--- Begin ---

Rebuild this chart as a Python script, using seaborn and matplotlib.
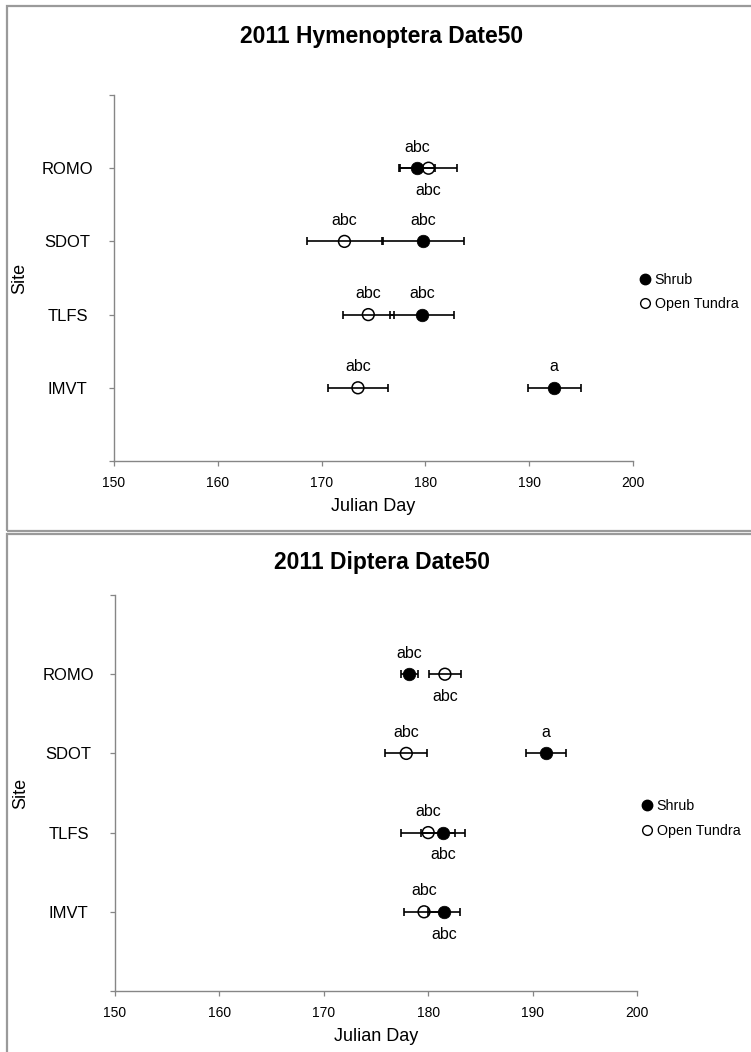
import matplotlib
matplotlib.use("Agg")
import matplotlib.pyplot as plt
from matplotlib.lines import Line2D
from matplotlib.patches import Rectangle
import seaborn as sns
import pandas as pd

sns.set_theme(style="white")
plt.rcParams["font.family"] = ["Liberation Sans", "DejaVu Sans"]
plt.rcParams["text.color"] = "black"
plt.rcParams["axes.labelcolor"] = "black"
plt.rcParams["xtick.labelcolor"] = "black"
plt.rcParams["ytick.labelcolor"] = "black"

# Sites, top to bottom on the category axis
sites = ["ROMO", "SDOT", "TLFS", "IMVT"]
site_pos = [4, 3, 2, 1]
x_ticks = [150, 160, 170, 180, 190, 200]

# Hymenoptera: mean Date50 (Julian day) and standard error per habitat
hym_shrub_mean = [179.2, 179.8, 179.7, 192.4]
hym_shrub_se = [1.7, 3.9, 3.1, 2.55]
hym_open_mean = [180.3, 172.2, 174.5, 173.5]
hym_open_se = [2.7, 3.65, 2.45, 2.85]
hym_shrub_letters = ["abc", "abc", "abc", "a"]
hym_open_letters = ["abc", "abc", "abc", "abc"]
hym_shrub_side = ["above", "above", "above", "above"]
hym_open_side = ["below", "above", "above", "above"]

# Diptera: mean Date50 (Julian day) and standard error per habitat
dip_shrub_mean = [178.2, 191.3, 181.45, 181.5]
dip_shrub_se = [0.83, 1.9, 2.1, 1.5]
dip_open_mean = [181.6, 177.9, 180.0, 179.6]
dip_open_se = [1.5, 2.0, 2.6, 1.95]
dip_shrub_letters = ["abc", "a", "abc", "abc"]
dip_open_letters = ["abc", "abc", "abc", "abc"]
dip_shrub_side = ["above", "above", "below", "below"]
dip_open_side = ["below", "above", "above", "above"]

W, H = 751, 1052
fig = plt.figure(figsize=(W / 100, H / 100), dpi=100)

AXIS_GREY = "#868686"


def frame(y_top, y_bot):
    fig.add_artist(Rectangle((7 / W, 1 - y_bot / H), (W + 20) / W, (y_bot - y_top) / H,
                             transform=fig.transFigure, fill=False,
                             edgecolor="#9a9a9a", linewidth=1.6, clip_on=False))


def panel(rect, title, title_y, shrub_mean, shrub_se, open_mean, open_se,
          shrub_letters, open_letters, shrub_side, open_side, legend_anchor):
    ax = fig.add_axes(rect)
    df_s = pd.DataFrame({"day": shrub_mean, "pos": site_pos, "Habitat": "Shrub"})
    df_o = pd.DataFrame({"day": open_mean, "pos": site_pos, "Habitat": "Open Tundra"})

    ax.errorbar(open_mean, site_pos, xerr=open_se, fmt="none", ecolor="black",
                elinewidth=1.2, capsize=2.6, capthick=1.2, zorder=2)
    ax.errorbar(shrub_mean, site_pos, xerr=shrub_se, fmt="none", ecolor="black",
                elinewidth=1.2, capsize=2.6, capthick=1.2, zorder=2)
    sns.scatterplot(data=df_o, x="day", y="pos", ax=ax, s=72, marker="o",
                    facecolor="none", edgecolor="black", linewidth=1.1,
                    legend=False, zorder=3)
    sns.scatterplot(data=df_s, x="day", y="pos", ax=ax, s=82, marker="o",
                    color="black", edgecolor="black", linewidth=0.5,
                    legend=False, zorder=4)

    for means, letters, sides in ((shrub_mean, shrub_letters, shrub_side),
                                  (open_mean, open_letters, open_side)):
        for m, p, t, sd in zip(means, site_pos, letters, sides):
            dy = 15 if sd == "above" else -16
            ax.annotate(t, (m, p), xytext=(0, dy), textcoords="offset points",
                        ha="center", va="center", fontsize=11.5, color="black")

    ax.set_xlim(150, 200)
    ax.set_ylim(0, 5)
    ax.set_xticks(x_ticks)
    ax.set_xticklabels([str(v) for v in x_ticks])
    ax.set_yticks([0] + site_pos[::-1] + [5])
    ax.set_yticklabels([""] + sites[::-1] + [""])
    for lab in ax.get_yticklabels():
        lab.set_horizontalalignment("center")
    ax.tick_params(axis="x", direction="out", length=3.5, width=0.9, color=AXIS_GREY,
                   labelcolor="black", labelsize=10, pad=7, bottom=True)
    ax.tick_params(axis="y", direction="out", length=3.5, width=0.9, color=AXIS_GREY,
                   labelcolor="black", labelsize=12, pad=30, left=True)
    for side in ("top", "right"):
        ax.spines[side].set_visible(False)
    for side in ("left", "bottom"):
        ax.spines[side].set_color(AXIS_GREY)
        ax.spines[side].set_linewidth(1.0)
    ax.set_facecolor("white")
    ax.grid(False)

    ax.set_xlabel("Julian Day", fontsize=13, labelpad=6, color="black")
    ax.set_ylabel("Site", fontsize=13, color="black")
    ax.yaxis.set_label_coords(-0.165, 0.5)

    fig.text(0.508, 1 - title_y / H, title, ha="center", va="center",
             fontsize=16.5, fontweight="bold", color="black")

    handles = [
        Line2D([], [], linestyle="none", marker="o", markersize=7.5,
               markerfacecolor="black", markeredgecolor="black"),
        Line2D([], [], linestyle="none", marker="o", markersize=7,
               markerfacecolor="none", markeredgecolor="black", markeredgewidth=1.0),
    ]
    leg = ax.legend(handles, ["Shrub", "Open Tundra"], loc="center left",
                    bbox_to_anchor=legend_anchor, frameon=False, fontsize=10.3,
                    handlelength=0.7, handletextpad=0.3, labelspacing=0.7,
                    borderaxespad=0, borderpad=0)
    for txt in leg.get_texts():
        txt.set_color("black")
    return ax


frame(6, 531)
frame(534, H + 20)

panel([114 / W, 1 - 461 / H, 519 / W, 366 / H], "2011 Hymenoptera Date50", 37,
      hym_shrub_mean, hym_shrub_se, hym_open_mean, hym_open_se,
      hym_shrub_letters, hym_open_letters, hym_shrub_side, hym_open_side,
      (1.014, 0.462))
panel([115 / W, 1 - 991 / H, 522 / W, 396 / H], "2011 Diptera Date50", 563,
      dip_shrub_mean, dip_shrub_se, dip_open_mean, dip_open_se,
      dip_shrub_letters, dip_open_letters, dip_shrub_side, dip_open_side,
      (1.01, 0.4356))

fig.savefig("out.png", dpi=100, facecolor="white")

--- End ---
--- Begin ---

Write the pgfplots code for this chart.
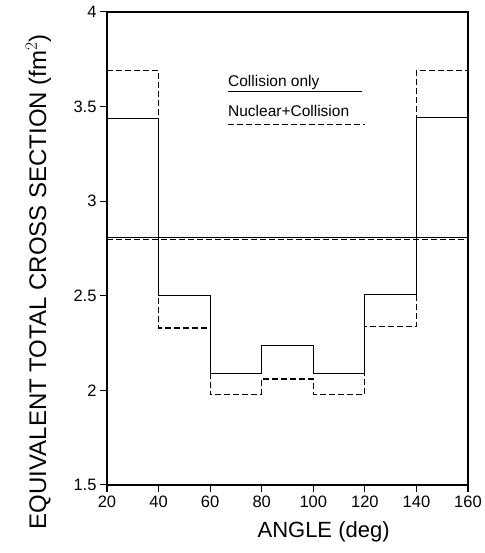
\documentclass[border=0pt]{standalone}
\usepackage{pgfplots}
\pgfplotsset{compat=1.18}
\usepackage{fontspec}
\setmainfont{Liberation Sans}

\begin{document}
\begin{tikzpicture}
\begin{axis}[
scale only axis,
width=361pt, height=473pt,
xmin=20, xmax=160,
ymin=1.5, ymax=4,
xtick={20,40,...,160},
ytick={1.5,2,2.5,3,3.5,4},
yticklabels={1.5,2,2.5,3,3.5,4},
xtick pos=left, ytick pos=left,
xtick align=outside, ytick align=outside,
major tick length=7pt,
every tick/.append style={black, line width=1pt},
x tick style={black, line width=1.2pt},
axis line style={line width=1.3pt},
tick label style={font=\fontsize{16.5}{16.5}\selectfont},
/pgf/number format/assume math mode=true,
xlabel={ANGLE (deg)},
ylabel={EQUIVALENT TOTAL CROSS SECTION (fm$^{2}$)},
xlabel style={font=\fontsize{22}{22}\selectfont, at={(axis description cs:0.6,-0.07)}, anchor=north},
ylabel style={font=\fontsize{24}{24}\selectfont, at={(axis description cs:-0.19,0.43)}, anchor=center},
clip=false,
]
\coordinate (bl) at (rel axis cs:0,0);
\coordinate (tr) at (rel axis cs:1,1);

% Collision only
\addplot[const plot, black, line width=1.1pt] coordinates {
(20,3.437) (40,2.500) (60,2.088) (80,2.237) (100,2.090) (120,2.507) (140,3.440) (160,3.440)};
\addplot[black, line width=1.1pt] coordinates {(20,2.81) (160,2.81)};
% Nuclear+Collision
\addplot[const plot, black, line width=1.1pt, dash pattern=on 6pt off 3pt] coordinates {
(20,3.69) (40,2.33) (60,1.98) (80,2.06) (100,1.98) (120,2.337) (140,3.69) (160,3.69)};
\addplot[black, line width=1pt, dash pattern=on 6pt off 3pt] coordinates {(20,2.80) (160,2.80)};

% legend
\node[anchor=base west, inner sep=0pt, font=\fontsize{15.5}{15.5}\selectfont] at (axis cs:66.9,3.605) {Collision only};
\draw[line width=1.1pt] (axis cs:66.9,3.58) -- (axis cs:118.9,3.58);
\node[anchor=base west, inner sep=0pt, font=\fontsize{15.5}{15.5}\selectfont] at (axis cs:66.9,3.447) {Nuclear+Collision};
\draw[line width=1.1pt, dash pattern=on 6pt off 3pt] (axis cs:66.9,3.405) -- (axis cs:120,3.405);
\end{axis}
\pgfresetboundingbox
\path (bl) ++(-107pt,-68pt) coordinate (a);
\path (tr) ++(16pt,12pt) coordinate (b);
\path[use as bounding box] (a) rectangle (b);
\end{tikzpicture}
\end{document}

--- End ---
--- Begin ---

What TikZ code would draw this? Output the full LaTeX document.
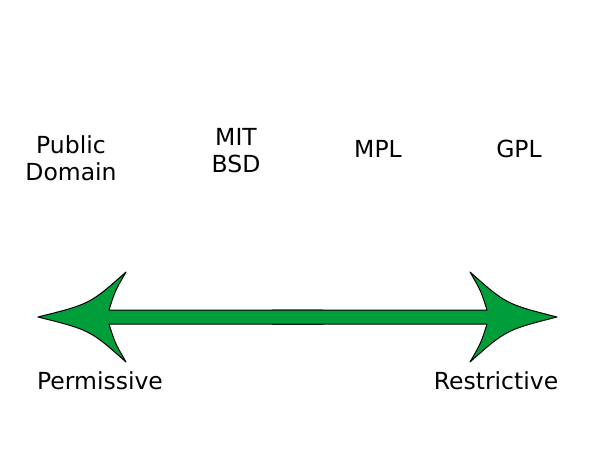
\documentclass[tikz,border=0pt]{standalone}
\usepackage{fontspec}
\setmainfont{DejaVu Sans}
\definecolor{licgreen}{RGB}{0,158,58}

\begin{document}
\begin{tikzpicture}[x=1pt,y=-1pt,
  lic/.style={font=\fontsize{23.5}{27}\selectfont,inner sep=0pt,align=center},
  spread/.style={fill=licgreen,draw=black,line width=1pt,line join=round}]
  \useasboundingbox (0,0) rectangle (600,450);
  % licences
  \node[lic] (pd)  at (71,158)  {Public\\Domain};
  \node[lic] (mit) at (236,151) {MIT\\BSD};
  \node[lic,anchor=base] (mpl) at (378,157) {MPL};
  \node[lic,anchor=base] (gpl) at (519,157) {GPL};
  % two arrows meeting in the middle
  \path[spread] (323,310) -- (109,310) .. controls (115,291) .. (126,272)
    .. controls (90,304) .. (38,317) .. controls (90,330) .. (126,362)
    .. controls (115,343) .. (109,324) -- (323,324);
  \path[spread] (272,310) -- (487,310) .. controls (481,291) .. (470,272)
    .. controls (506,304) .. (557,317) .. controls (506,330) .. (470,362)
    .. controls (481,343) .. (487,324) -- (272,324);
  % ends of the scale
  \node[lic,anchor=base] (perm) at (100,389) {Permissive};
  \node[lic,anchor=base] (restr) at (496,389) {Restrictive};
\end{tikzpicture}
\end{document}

--- End ---

#### TASK STATEMENT:
Copy each line of the records that contains the word "matplotlib".

#### TASK RESPONSE:
Rebuild this chart as a Python script, using seaborn and matplotlib.
import matplotlib
matplotlib.use("Agg")
import matplotlib.pyplot as plt
from matplotlib.lines import Line2D
from matplotlib.patches import Rectangle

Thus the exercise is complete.